On 07/30/18 18:31, Joseph Salisbury wrote:
> From: Frederic Barrat <fbarrat at linux.ibm.com>
> 
> BugLink: http://bugs.launchpad.net/bugs/1781436
> 
> If a process exits without doing proper cleanup, there's a window
> where an opencapi device can try to access the memory of the dying
> process and may trigger a page fault. That's an expected scenario and
> the ocxl driver holds a reference on the mm_struct of the process
> until the opencapi device is notified of the process exiting.
> However, if mm_users is already at 0, i.e. the address space of the
> process has already been destroyed, the driver shouldn't try resolving
> the page fault, as it will fail, but it can also try accessing already
> freed data.
> 
> It is fixed by only calling the bottom half of the page fault handler
> if mm_users is greater than 0 and get a reference on mm_users instead
> of mm_count.

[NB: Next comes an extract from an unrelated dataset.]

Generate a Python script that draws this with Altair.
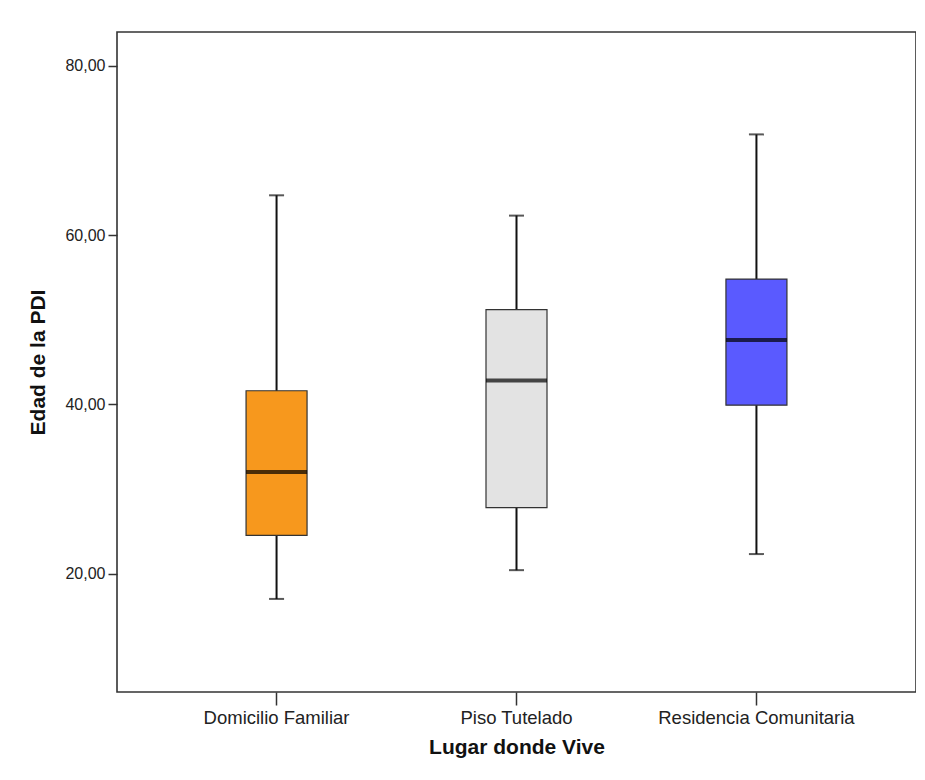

Otherwise, we can safely return a translation fault to
> the device, as its associated memory context is being removed. The
> opencapi device will be properly cleaned up shortly after when closing
> the file descriptors.
> 
> Fixes: 5ef3166e8a32 ("ocxl: Driver code for 'generic' opencapi devices")
> Cc: stable at vger.kernel.org # v4.16+
> Signed-off-by: Frederic Barrat <fbarrat at linux.ibm.com>
> Reviewed-By: Alastair D'Silva <alastair at d-silva.org>
> Acked-by: Andrew Donnellan <andrew.donnellan at au1.ibm.com>
> Signed-off-by: Michael Ellerman <mpe at ellerman.id.au>
> (cherry picked from linux-next commit d497ebf5fb3a026c0817f8c96cde578787f24093)
> Signed-off-by: Joseph Salisbury <joseph.salisbury at canonical.com>

Given the "cherry picked" line is fixed as Stefan mentioned:

Acked-by: Kleber Sacilotto de Souza <kleber.souza at canonical.com>

> ---
>  drivers/misc/ocxl/link.c | 24 +++++++++++++++---------
>  1 file changed, 15 insertions(+), 9 deletions(-)
> 
> diff --git a/drivers/misc/ocxl/link.c b/drivers/misc/ocxl/link.c
> index 88876ae8f330..a963b0a4a3c5 100644
> --- a/drivers/misc/ocxl/link.c
> +++ b/drivers/misc/ocxl/link.c
> @@ -136,7 +136,7 @@ static void xsl_fault_handler_bh(struct work_struct *fault_work)
>  	int rc;
>  
>  	/*
> -	 * We need to release a reference on the mm whenever exiting this
> +	 * We must release a reference on mm_users whenever exiting this
>  	 * function (taken in the memory fault interrupt handler)
>  	 */
>  	rc = copro_handle_mm_fault(fault->pe_data.mm, fault->dar, fault->dsisr,
> @@ -172,7 +172,7 @@ static void xsl_fault_handler_bh(struct work_struct *fault_work)
>  	}
>  	r = RESTART;
>  ack:
> -	mmdrop(fault->pe_data.mm);
> +	mmput(fault->pe_data.mm);
>  	ack_irq(spa, r);
>  }
>  
> @@ -184,6 +184,7 @@ static irqreturn_t xsl_fault_handler(int irq, void *data)
>  	struct pe_data *pe_data;
>  	struct ocxl_process_element *pe;
>  	int lpid, pid, tid;
> +	bool schedule = false;
>  
>  	read_irq(spa, &dsisr, &dar, &pe_handle);
>  	trace_ocxl_fault(spa->spa_mem, pe_handle, dsisr, dar, -1);
> @@ -226,14 +227,19 @@ static irqreturn_t xsl_fault_handler(int irq, void *data)
>  	}
>  	WARN_ON(pe_data->mm->context.id != pid);
>  
> -	spa->xsl_fault.pe = pe_handle;
> -	spa->xsl_fault.dar = dar;
> -	spa->xsl_fault.dsisr = dsisr;
> -	spa->xsl_fault.pe_data = *pe_data;
> -	mmgrab(pe_data->mm); /* mm count is released by bottom half */
> -
> +	if (mmget_not_zero(pe_data->mm)) {
> +			spa->xsl_fault.pe = pe_handle;
> +			spa->xsl_fault.dar = dar;
> +			spa->xsl_fault.dsisr = dsisr;
> +			spa->xsl_fault.pe_data = *pe_data;
> +			schedule = true;
> +			/* mm_users count released by bottom half */
> +	}
>  	rcu_read_unlock();
> -	schedule_work(&spa->xsl_fault.fault_work);
> +	if (schedule)
> +		schedule_work(&spa->xsl_fault.fault_work);
> +	else
> +		ack_irq(spa, ADDRESS_ERROR);
>  	return IRQ_HANDLED;
>  }
>  
>